The exhibition closes May 2.
Another article on the exhibition, from Scotland on Sunday, mentions Warhol’s “early works and the original photo-booth snapshots on which they were based.”
Inspired by conceptual artist Pierre Bismuth’s nomination, alongside Charlie Kaufman and Michel Gondry, for an Academy Award for Best Original Screenplay for their work on Eternal Sunshine of the Spotless Mind, Artforum Magazine this week took a brief look at “Conceptual Art at the Oscars.”
While Bismuth’s work behind the scenes of the film has received recognition, the article points out that is has not always been so. Der Fotomatonreparateur (The photobooth repairman) by German art collective Die Tödliche Doris, is given as an example of an instance in which conceptual art has likely inspired a film (in this case, Jean-Pierre Jeunet’s Amélie), but has not been recognized.
Der Fotomatonreparateur…which was first shown at the 1982 Paris Biennial, includes a collection of torn-up photographs made by a repairman who abandons his test images–a central storyline in Amélie.
See the Photobooths in Movies and TV entries for Eternal Sunshine and Amélie. Also check out more examples of photobooths in art.
A Sunday New York Times article titled “A Night Out With: The Kills: The Power of 2” details the the band’s night in New York. As the article states, “At 7B, they crowded into a photo booth. Poses were struck, pictures were taken and drinks were ordered. The booth spit out a strip of stylish black-and-white portraits that looked as if they had been snapped in 1967.”
See the directory profile for the 7B photobooth.
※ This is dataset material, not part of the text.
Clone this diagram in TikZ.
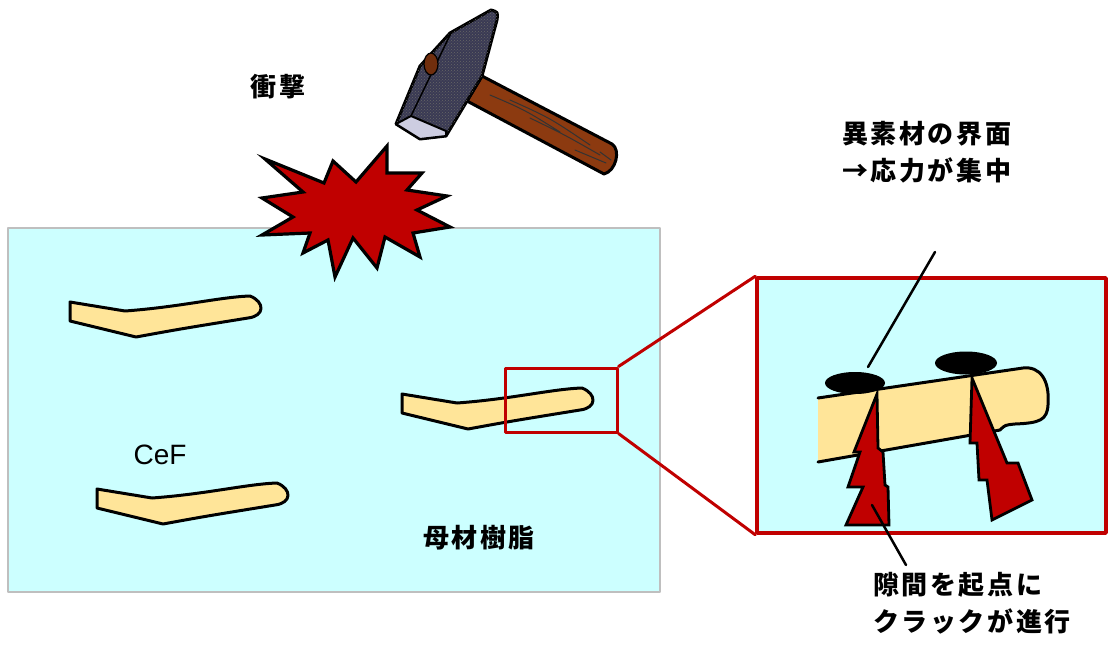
\documentclass[tikz,border=0pt]{standalone}
\usepackage{fontspec}
\setsansfont{Liberation Sans}
\newfontfamily\jp[LetterSpace=10]{Noto Sans CJK JP}
\usetikzlibrary{patterns}
\definecolor{resin}{RGB}{204,255,255}
\definecolor{fibrefill}{RGB}{255,229,153}
\definecolor{crackred}{RGB}{192,0,0}
\definecolor{wood}{RGB}{140,58,16}
\definecolor{steel}{RGB}{58,58,84}
\definecolor{hface}{RGB}{205,205,225}
\tikzset{
  fibreline/.style={draw,line width=3pt,fill=fibrefill},
  crack/.style={draw,line width=2.8pt,fill=crackred,line join=miter},
  lbl/.style={font=\jp\bfseries\fontsize{26}{37}\selectfont,inner sep=0pt,align=left},
  zoomline/.style={draw=crackred,line width=3pt},
  fibre/.pic={\draw[fibreline] (0,0) -- (0,19) -- (66,35) .. controls (110,27) .. (178,16)
    .. controls (195,14) and (195,0) .. (180,-6) .. controls (150,-5) and (110,5) .. (55,9) -- cycle;}
}
\begin{document}
\begin{tikzpicture}[x=1pt,y=-1pt,line cap=round,line join=round]
\useasboundingbox (0,0) rectangle (1108,645);
% matrix resin with fibres
\draw[fill=resin,draw=black!25,line width=2.5pt] (8,228) rectangle (660,592);
\pic at (70,302) {fibre};
\pic at (97,489) {fibre};
\pic at (402,394) {fibre};
\node[font=\sffamily\fontsize{28}{30}\selectfont] (cef) at (160,455) {CeF};
\node[lbl] (matrix) at (479,538) {母材樹脂};
% impact burst
\draw[crack,line width=3.2pt] (265,159) -- (324,183) -- (333,161) -- (356,182) -- (387,146) -- (387,173)
  -- (422,173) -- (407,190) -- (447,196) -- (417,210) -- (450,227) -- (413,233) -- (420,257)
  -- (385,237) -- (377,268) -- (353,238) -- (335,277) -- (328,240) -- (303,253) -- (310,233)
  -- (262,235) -- (293,217) -- (262,198) -- (303,192) -- cycle;
\node[lbl] (impact) at (278,87) {衝撃};
% hammer
\draw[fill=wood,line width=3pt] (482,76) -- (612,144) .. controls (621,150) and (616,171) .. (604,174) -- (467,101) -- cycle;
\draw[black!80,line width=1pt] (490,95) .. controls (525,110) .. (560,132) (510,100) .. controls (550,118) .. (590,145)
  (530,118) .. controls (565,135) .. (600,155) (575,150) .. controls (590,156) .. (606,163) (600,152) -- (611,160);
\draw[fill=steel,line width=3pt,postaction={pattern=crosshatch dots,pattern color=black!60}]
  (491,10) .. controls (498,12) .. (497,20) -- (482,76) -- (446,136) -- (420,139) -- (396,124) -- (420,66) -- (450,33) -- cycle;
\draw[fill=hface,line width=2pt] (396,124) -- (411,116) -- (446,131) -- (446,136) -- (420,139) -- cycle;
\draw[line width=1.5pt] (451,33) -- (411,116);
\draw[fill=wood!80!black,line width=1.2pt] (431,64) ellipse (7 and 11);
% close-up of the fibre surface
\node[draw=crackred,line width=3pt,rectangle,minimum width=112pt,minimum height=64pt] (spot) at (561,400) {};
\node[draw=crackred,fill=resin,line width=3.5pt,rectangle,minimum width=349pt,minimum height=255pt] (inset) at (931.5,405.5) {};
\draw[zoomline] (spot.north east) -- (inset.north west);
\draw[zoomline] (spot.south east) -- (inset.south west);
\fill[fibrefill] (818,398) -- (1023,368) .. controls (1040,366) and (1050,380) .. (1048,405) .. controls (1047,420) and (1040,423) .. (1015,424)
  .. controls (1005,425) .. (1000,430) -- (818,462) -- cycle;
\draw[line width=3pt] (818,398) -- (1023,368) .. controls (1040,366) and (1050,380) .. (1048,405) .. controls (1047,420) and (1040,423) .. (1015,424)
  .. controls (1005,425) .. (1000,430) -- (818,462);
\fill (855,383) ellipse (30 and 11) (966,363) ellipse (31 and 11.5);
\draw[crack] (877,394) -- (878,448) -- (883,452) -- (885,485) -- (888,487) -- (889,525) -- (846,525) -- (863,487)
  -- (848,487) -- (860,452) -- (854,452) -- cycle;
\draw[crack] (972,378) -- (1007,463) -- (1018,463) -- (1032,500) -- (992,520) -- (987,480) -- (979,480)
  -- (977,443) -- (970,443) -- cycle;
% labels with leaders
\node[lbl,anchor=west] (iface) at (842,152) {異素材の界面\\→応力が集中};
\node[lbl,anchor=west] (gap) at (873,603) {隙間を起点に\\クラックが進行};
\coordinate (ifaceend) at (935,252);
\coordinate (ifacetip) at (868,367);
\coordinate (gapend) at (906,565);
\coordinate (gaptip) at (872,505);
\draw[line width=2.5pt] (ifaceend) -- (ifacetip) (gapend) -- (gaptip);
\end{tikzpicture}
\end{document}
The Photobooth.net Photobooth Blog is officially launched today. The goal of the blog is to bring to light examples of photobooths in the news, on television, and in film, as well as to highlight art projects and other works on the internet and around the world that employ photobooths. Finally, the blog will be a forum for announcements about Photobooth.net itself, including new features, interesting developments, and other milestones. It will be administered by Tim and Brians, with other contributors added down the line. Welcome!